Both Hong Kong’s Hang Seng Index and the Shanghai Composite moved upwards, with Australian exports commodities of iron ore and copper trading higher.
On the data front, investors were disappointed to see that the Westpac leading index – a gauge of business sentiment – eased from 0.2% to -0.2% in May, missing the forecast of a 0.1% rise, though this did not prevent or waylay the ‘Aussie’ Dollar’s revival.
Today, there is very little going on in terms of Australian data, but investors will be keeping a close eye on the US-China trade negotiations, with any sign of escalation liable to put the ‘Aussie’ under pressure.
Sterling traded slightly lower at the end of last week, falling despite market hopes for a Bank of England (BoE) rate rise in August this year.
This sell-off was largely driven by ongoing uncertainties regarding the Brexit negotiation process and demand for stronger evidence that the UK economy has in fact left its Q1 soft patch behind.
Looking ahead, investors will continue to weigh up progress (or a lack thereof) in Brexit talks and global trade tensions, with today’s sparse data calendar liable to leave the focus on politics and trade.
The Euro (EUR) received a well-needed shot in the arm on Friday, rising against the majors as investors responded to a raft of upbeat Eurozone PMI releases.
IHS Markit’s composite reading inched up from a score of 54.1 to 54.8, beating expectations of a fall to 53.9.
Looking at the broader picture, however; the Eurozone is effectively ending the first half of 2018 a lot worse than analysts had expected, with the Q1 slowdown extended and optimism notably reduced by the tariff exchange with the US.
Today, the German IFO survey results will be the primary drivers.
The US Dollar (USD) tumbled on Friday’s session, falling as investors responded to a weaker-than-expected round of PMI releases.
Markit’s composite reading for June fell from 56.6 to 56.0, whilst the manufacturing reading plummeted from 56.5 to 54.6 – a 19-month low.
This clear loss of momentum weighed on demand for the ‘Buck’, but its fall was ultimately limited thanks to the current hawkish stance of the US Federal Reserve.
The Canadian Dollar (CAD) ended last week face down in the mud, with a massive contraction in Canadian retail sales (0.8% to -1.2%) and stagnant consumer price inflation growth (2.2%, rather than the expected 2.6%) leaving the ‘Loonie’ floundering.
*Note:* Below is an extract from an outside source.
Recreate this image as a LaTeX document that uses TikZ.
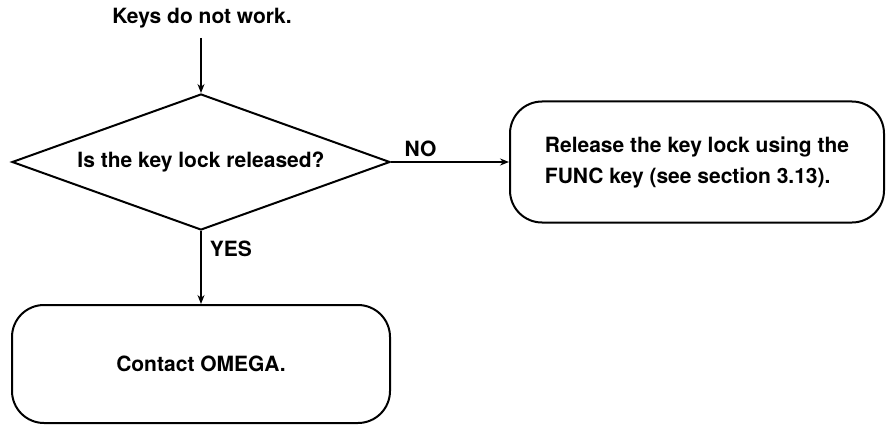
\documentclass[tikz,border=0pt]{standalone}
\usepackage{fontspec}
\setmainfont{TeX Gyre Heros}
\usetikzlibrary{arrows.meta,positioning,shapes.geometric}
\tikzset{
  box/.style        = {draw, line width=2pt, rounded corners=32pt, inner sep=0pt,
                       align=left},
  decide/.style     = {draw, line width=2pt, diamond, aspect=2.78, inner sep=0pt,
                       minimum width=378pt, minimum height=136pt},
  sig/.style        = {-{Stealth[length=9pt,width=7pt,inset=3pt]}, line width=1.5pt},
  every node/.style = {font=\bfseries\fontsize{21}{25}\selectfont},
  lbl/.style        = {inner sep=0pt},
}
\begin{document}
\begin{tikzpicture}[x=1pt,y=-1pt]
  \useasboundingbox (0,0) rectangle (886,425);
  \node[lbl] (start) at (202,18) {Keys do not work.};
  \node[decide] (q) at (201,162) {Is the key lock released?};
  \node[box, minimum width=374pt, minimum height=121pt] (fix) at (697,162)
    {Release the key lock using the\\[6pt]FUNC key (see section 3.13).};
  \node[box, minimum width=378pt, minimum height=118pt] (call) at (201,364)
    {Contact OMEGA.};
  \coordinate (top) at (201,38);
  \draw[sig] (top) -- (q.north);
  \draw[sig] (q.east) -- (fix.west) node[pos=0.25, above=4pt, lbl] {NO};
  \draw[sig] (q.south) -- (call.north) node[pos=0.24, right=8pt, lbl] {YES};
\end{tikzpicture}
\end{document}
Beyond the poor data, the apparent failure of NAFTA negotiations and worsening trade relations with their southern neighbour only confounded the issue, with the outlook for the Canadian Dollar now very much one of doom and gloom.
New Zealand Dollar
The ‘Kiwi’ Dollar benefitted from a slightly weaker US Dollar on Friday, but a marked fall in dairy prices, New Zealand GDP growth and finally, credit card spending, left the outlook for the New Zealand Dollar rather negative.
There isn’t a great deal going on in New Zealand’s data calendar today, but tomorrow’s trade balance result for May could prove a significant mover, with a larger trade surplus liable to send NZD higher and a move towards deficit likely to extend its weakness.